Your objective:
Transcribe every line from the top down to the line with "from matplotlib.ticker import", both ends included, but not the pictures.

Plotting code records:
-.-.-
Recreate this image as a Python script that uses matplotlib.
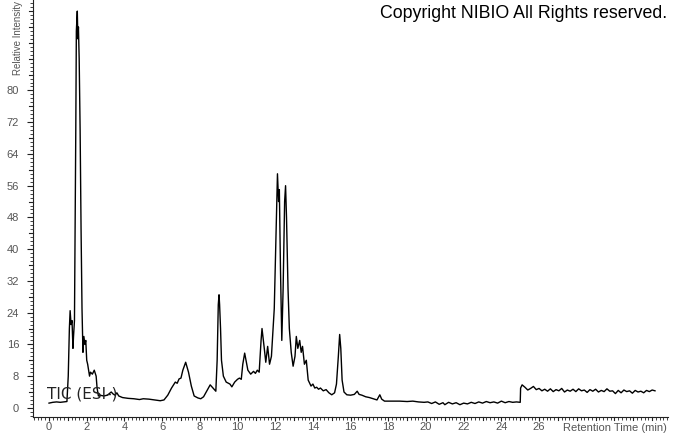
import matplotlib
matplotlib.use("Agg")
import matplotlib.pyplot as plt
from matplotlib.ticker import MultipleLocator, FixedLocator

# Retention time (min) and relative intensity
rt = [0.0, 0.2, 0.4, 0.6, 0.8, 0.95, 1.02, 1.08, 1.12, 1.17, 1.22, 1.27, 1.3, 1.35,
      1.42, 1.45, 1.5, 1.53, 1.56, 1.6, 1.65, 1.7, 1.75, 1.8, 1.85, 1.9, 1.95, 2.0,
      2.05, 2.1, 2.15, 2.2, 2.3, 2.4, 2.5, 2.55, 2.62, 2.7, 2.9, 3.1, 3.3, 3.4, 3.5,
      3.6, 3.7, 3.9, 4.2, 4.5, 4.8, 5.0, 5.3, 5.6, 5.9, 6.1, 6.3, 6.5, 6.7, 6.8, 6.9,
      7.0, 7.1, 7.25, 7.4, 7.55, 7.7, 7.9, 8.05, 8.2, 8.4, 8.55, 8.7, 8.85, 8.92,
      8.98, 9.02, 9.05, 9.1, 9.15, 9.25, 9.4, 9.6, 9.7, 9.85, 10.0, 10.1, 10.2, 10.28,
      10.38, 10.45, 10.55, 10.7, 10.85, 10.95, 11.05, 11.15, 11.25, 11.3, 11.35,
      11.42, 11.5, 11.6, 11.7, 11.8, 11.95, 12.05, 12.12, 12.18, 12.22, 12.28, 12.35,
      12.42, 12.5, 12.55, 12.6, 12.68, 12.75, 12.85, 12.95, 13.05, 13.12, 13.2, 13.3,
      13.38, 13.45, 13.55, 13.65, 13.75, 13.9, 14.0, 14.1, 14.2, 14.3, 14.4, 14.55,
      14.7, 14.85, 15.0, 15.15, 15.25, 15.35, 15.42, 15.48, 15.55, 15.65, 15.8, 16.0,
      16.2, 16.35, 16.45, 16.6, 16.8, 17.0, 17.2, 17.4, 17.55, 17.65, 17.8, 18.2,
      18.6, 19.0, 19.3, 19.6, 19.9, 20.1, 20.3, 20.5, 20.7, 20.9, 21.0, 21.2, 21.4,
      21.6, 21.8, 22.0, 22.2, 22.4, 22.6, 22.8, 23.0, 23.2, 23.4, 23.6, 23.8, 24.0,
      24.2, 24.4, 24.6, 24.8, 25.0, 25.02, 25.1, 25.25, 25.4, 25.55, 25.7, 25.85,
      26.0, 26.15, 26.3, 26.45, 26.6, 26.75, 26.9, 27.05, 27.2, 27.35, 27.5, 27.65,
      27.8, 27.95, 28.1, 28.25, 28.4, 28.55, 28.7, 28.85, 29.0, 29.15, 29.3, 29.45,
      29.6, 29.75, 29.9, 30.05, 30.2, 30.35, 30.5, 30.65, 30.8, 30.95, 31.1, 31.25,
      31.4, 31.55, 31.7, 31.85, 32.0, 32.15]
intensity = [1.2, 1.4, 1.5, 1.4, 1.5, 1.6, 8, 20, 24.5, 21, 22, 15, 18, 22,
             70, 95, 100, 93, 96, 88, 70, 45, 25, 14, 18, 16, 17, 12,
             11, 9.5, 8, 9, 8.5, 9.5, 8, 5, 3, 3.2, 3.0, 3.2, 4.0, 3.5, 3.2,
             3.8, 3.0, 2.6, 2.4, 2.3, 2.1, 2.3, 2.2, 2.0, 1.8, 2.0, 3.2, 5, 6.5, 6.2, 7.3,
             7.5, 9.5, 11.5, 9, 5.5, 3, 2.5, 2.3, 2.8, 4.5, 5.8, 5, 4.2, 12,
             26, 28.5, 26, 20, 12, 8, 6.5, 6, 5.3, 6.5, 7.2, 7.5, 7.2, 11,
             13.8, 12, 9.5, 8.5, 9.2, 8.7, 9.5, 9, 17, 20, 18,
             15, 11.5, 15.5, 11, 13, 25, 45, 59, 52, 55, 35, 17,
             30, 52, 56, 48, 30, 20, 14, 10.5, 13, 18, 15, 17,
             14, 15.5, 11, 12, 7, 5.5, 6, 5, 5.2, 4.7, 5, 4.3,
             4.6, 3.8, 3.3, 3.8, 6, 13, 18.5, 15, 7, 4, 3.3, 3.2,
             3.4, 4.2, 3.4, 3.2, 2.8, 2.6, 2.3, 2.0, 3.3, 2.2, 1.7, 1.7,
             1.7, 1.6, 1.7, 1.5, 1.4, 1.5, 1.1, 1.5, 0.9, 1.3, 0.8, 1.4, 1.0,
             1.3, 0.8, 1.2, 1.0, 1.4, 1.1, 1.5, 1.2, 1.6, 1.3, 1.5, 1.2, 1.7,
             1.3, 1.6, 1.4, 1.5, 1.4, 5, 5.8, 5.2, 4.5, 4.9, 5.4, 4.6,
             4.9, 4.3, 4.7, 4.2, 4.8, 4.1, 4.6, 4.3, 4.9, 4.0, 4.5, 4.2,
             4.7, 4.1, 4.8, 4.3, 4.5, 3.9, 4.6, 4.2, 4.7, 4.0, 4.4, 4.1,
             4.8, 4.2, 4.3, 3.6, 4.4, 3.8, 4.5, 4.1, 4.3, 3.7, 4.4, 4.0,
             4.2, 3.8, 4.4, 4.1, 4.5, 4.3]

x_tick_labels = [0, 2, 4, 6, 8, 10, 12, 14, 16, 18, 20, 22, 24, 26]
y_tick_labels = [0, 8, 16, 24, 32, 40, 48, 56, 64, 72, 80]

plt.rcParams['font.family'] = ['Liberation Sans', 'DejaVu Sans']

fig = plt.figure(figsize=(6.74, 4.34), dpi=100)
ax = fig.add_axes([33 / 674, 1 - 417 / 434, (668 - 33) / 674, 417 / 434])

ax.plot(rt, intensity, color='black', lw=1.0)

ax.set_xlim(-0.85, 32.84)
ax.set_ylim(-2.3, 102.8)

for s in ('top', 'right'):
    ax.spines[s].set_visible(False)
for s in ('left', 'bottom'):
    ax.spines[s].set_color('#222222')
    ax.spines[s].set_linewidth(0.8)

ax.xaxis.set_major_locator(FixedLocator(x_tick_labels))
ax.set_xticklabels([str(v) for v in x_tick_labels])
ax.xaxis.set_minor_locator(MultipleLocator(0.2))
ax.yaxis.set_major_locator(FixedLocator(y_tick_labels))
ax.set_yticklabels([str(v) for v in y_tick_labels])
ax.yaxis.set_minor_locator(MultipleLocator(1))

ax.tick_params(axis='y', which='major', length=4, width=0.8, color='#222222',
               labelsize=8, labelcolor='#555555', pad=6)
ax.tick_params(axis='x', which='major', length=3, width=0.8, color='#222222',
               labelsize=8, labelcolor='#555555', pad=0.5)
ax.tick_params(axis='both', which='minor', length=2, width=0.6, color='#222222')

# extra longer ticks between the labelled ones
for v in (84, 88, 92, 96, 100, 4, 12, 20, 28, 36, 44, 52, 60, 68, 76):
    ax.plot([-0.85, -0.85 - 0.2], [v, v], color='#222222', lw=0.8, clip_on=False)
for v in list(range(1, 33, 2)) + [28, 30, 32]:
    ax.plot([v, v], [-2.3, -2.3 - 0.75], color='#222222', lw=0.8, clip_on=False)

fig.text(0.990, 1 - 428 / 434, 'Retention Time (min)', ha='right', va='center',
         fontsize=8, color='#555555')
fig.text(18 / 674, 0.998, 'Relative Intensity', rotation=90, ha='center',
         va='top', fontsize=7, color='#555555')
fig.text(667 / 674, 1 - 14 / 434, 'Copyright NIBIO All Rights reserved.',
         ha='right', va='center', fontsize=12.8, color='black')
ax.text(-0.1, 3.6, 'TIC (ESI-)', ha='left', va='center', fontsize=11,
        color='#222222', family=['DejaVu Sans'])

fig.savefig('out.png', dpi=100)
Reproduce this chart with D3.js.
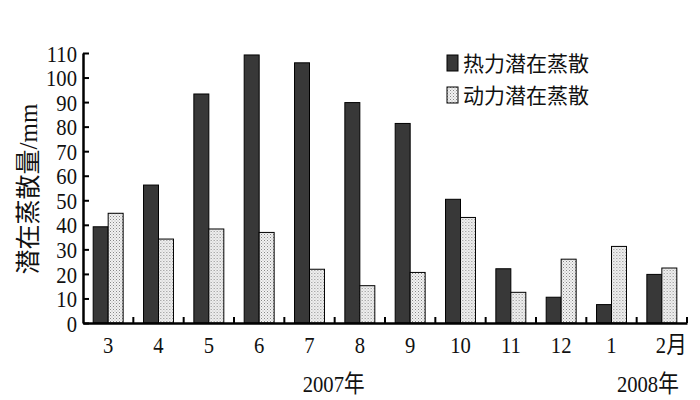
-.-.-
Full response:
Recreate this image as a Python script that uses matplotlib.
import matplotlib
matplotlib.use("Agg")
import matplotlib.pyplot as plt
from matplotlib.ticker import MultipleLocator, FixedLocator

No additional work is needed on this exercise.